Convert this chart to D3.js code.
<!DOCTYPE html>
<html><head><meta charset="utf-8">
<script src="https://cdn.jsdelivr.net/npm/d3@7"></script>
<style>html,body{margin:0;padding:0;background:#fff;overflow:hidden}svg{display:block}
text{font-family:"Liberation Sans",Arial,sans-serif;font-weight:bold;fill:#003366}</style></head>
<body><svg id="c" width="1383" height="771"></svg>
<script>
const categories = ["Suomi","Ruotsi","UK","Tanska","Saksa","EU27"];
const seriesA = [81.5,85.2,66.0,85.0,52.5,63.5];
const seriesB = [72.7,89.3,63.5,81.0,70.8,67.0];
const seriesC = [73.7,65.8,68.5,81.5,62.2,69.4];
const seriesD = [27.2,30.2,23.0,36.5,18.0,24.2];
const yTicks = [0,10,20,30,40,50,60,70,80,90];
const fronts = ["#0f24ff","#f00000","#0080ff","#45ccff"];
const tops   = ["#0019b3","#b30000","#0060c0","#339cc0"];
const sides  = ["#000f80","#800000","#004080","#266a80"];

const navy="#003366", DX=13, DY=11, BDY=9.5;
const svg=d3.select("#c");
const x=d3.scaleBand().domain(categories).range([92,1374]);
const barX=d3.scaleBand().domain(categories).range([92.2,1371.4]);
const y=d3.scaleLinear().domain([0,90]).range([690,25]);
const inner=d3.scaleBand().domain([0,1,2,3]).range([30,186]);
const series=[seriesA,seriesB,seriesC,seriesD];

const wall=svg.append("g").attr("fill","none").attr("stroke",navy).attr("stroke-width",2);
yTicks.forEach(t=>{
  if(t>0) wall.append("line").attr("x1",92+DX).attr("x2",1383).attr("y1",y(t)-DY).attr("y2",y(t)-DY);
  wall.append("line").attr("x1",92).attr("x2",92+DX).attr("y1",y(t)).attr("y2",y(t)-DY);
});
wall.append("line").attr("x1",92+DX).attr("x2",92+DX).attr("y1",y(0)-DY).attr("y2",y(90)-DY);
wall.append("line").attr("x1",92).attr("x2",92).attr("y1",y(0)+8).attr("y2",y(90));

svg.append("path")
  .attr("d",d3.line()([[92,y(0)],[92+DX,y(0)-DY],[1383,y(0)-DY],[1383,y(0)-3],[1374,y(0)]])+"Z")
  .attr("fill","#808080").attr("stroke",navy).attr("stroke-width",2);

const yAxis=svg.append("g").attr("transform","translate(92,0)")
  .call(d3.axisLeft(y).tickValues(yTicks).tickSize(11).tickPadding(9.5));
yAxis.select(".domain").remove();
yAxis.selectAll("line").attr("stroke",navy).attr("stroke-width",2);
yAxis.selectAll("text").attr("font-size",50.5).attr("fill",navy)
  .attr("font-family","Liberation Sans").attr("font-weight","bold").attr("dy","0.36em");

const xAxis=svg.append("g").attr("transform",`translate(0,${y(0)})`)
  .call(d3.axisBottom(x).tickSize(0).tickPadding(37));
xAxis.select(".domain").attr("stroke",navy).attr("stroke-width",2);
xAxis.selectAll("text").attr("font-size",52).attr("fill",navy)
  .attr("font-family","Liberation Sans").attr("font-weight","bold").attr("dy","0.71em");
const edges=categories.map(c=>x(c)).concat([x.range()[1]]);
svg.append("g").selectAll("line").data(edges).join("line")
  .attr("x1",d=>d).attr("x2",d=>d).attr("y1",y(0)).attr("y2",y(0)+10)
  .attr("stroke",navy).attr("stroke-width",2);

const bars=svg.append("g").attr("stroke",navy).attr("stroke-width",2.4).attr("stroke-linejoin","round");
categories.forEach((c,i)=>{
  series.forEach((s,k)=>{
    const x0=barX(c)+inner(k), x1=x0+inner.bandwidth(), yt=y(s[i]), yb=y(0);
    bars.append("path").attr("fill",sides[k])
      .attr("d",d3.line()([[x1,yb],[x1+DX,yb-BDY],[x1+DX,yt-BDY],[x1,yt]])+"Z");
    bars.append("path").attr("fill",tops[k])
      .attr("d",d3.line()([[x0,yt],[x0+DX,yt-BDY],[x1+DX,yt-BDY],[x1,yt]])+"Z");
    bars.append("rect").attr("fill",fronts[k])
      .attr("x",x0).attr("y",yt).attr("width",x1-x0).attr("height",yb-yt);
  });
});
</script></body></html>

■ ■ ■ ■

- Prompt
Word for word, quote all of the data above.

- Solved problem
Convert this chart to D3.js code.
<!DOCTYPE html>
<html><head><meta charset="utf-8">
<script src="https://cdn.jsdelivr.net/npm/d3@7"></script>
<style>html,body{margin:0;padding:0;background:#fff;overflow:hidden}svg{display:block}
text{font-family:"Liberation Sans",Arial,sans-serif;font-weight:bold;fill:#003366}</style></head>
<body><svg id="c" width="1383" height="771"></svg>
<script>
const categories = ["Suomi","Ruotsi","UK","Tanska","Saksa","EU27"];
const seriesA = [81.5,85.2,66.0,85.0,52.5,63.5];
const seriesB = [72.7,89.3,63.5,81.0,70.8,67.0];
const seriesC = [73.7,65.8,68.5,81.5,62.2,69.4];
const seriesD = [27.2,30.2,23.0,36.5,18.0,24.2];
const yTicks = [0,10,20,30,40,50,60,70,80,90];
const fronts = ["#0f24ff","#f00000","#0080ff","#45ccff"];
const tops   = ["#0019b3","#b30000","#0060c0","#339cc0"];
const sides  = ["#000f80","#800000","#004080","#266a80"];

const navy="#003366", DX=13, DY=11, BDY=9.5;
const svg=d3.select("#c");
const x=d3.scaleBand().domain(categories).range([92,1374]);
const barX=d3.scaleBand().domain(categories).range([92.2,1371.4]);
const y=d3.scaleLinear().domain([0,90]).range([690,25]);
const inner=d3.scaleBand().domain([0,1,2,3]).range([30,186]);
const series=[seriesA,seriesB,seriesC,seriesD];

const wall=svg.append("g").attr("fill","none").attr("stroke",navy).attr("stroke-width",2);
yTicks.forEach(t=>{
  if(t>0) wall.append("line").attr("x1",92+DX).attr("x2",1383).attr("y1",y(t)-DY).attr("y2",y(t)-DY);
  wall.append("line").attr("x1",92).attr("x2",92+DX).attr("y1",y(t)).attr("y2",y(t)-DY);
});
wall.append("line").attr("x1",92+DX).attr("x2",92+DX).attr("y1",y(0)-DY).attr("y2",y(90)-DY);
wall.append("line").attr("x1",92).attr("x2",92).attr("y1",y(0)+8).attr("y2",y(90));

svg.append("path")
  .attr("d",d3.line()([[92,y(0)],[92+DX,y(0)-DY],[1383,y(0)-DY],[1383,y(0)-3],[1374,y(0)]])+"Z")
  .attr("fill","#808080").attr("stroke",navy).attr("stroke-width",2);

const yAxis=svg.append("g").attr("transform","translate(92,0)")
  .call(d3.axisLeft(y).tickValues(yTicks).tickSize(11).tickPadding(9.5));
yAxis.select(".domain").remove();
yAxis.selectAll("line").attr("stroke",navy).attr("stroke-width",2);
yAxis.selectAll("text").attr("font-size",50.5).attr("fill",navy)
  .attr("font-family","Liberation Sans").attr("font-weight","bold").attr("dy","0.36em");

const xAxis=svg.append("g").attr("transform",`translate(0,${y(0)})`)
  .call(d3.axisBottom(x).tickSize(0).tickPadding(37));
xAxis.select(".domain").attr("stroke",navy).attr("stroke-width",2);
xAxis.selectAll("text").attr("font-size",52).attr("fill",navy)
  .attr("font-family","Liberation Sans").attr("font-weight","bold").attr("dy","0.71em");
const edges=categories.map(c=>x(c)).concat([x.range()[1]]);
svg.append("g").selectAll("line").data(edges).join("line")
  .attr("x1",d=>d).attr("x2",d=>d).attr("y1",y(0)).attr("y2",y(0)+10)
  .attr("stroke",navy).attr("stroke-width",2);

const bars=svg.append("g").attr("stroke",navy).attr("stroke-width",2.4).attr("stroke-linejoin","round");
categories.forEach((c,i)=>{
  series.forEach((s,k)=>{
    const x0=barX(c)+inner(k), x1=x0+inner.bandwidth(), yt=y(s[i]), yb=y(0);
    bars.append("path").attr("fill",sides[k])
      .attr("d",d3.line()([[x1,yb],[x1+DX,yb-BDY],[x1+DX,yt-BDY],[x1,yt]])+"Z");
    bars.append("path").attr("fill",tops[k])
      .attr("d",d3.line()([[x0,yt],[x0+DX,yt-BDY],[x1+DX,yt-BDY],[x1,yt]])+"Z");
    bars.append("rect").attr("fill",fronts[k])
      .attr("x",x0).attr("y",yt).attr("width",x1-x0).attr("height",yb-yt);
  });
});
</script></body></html>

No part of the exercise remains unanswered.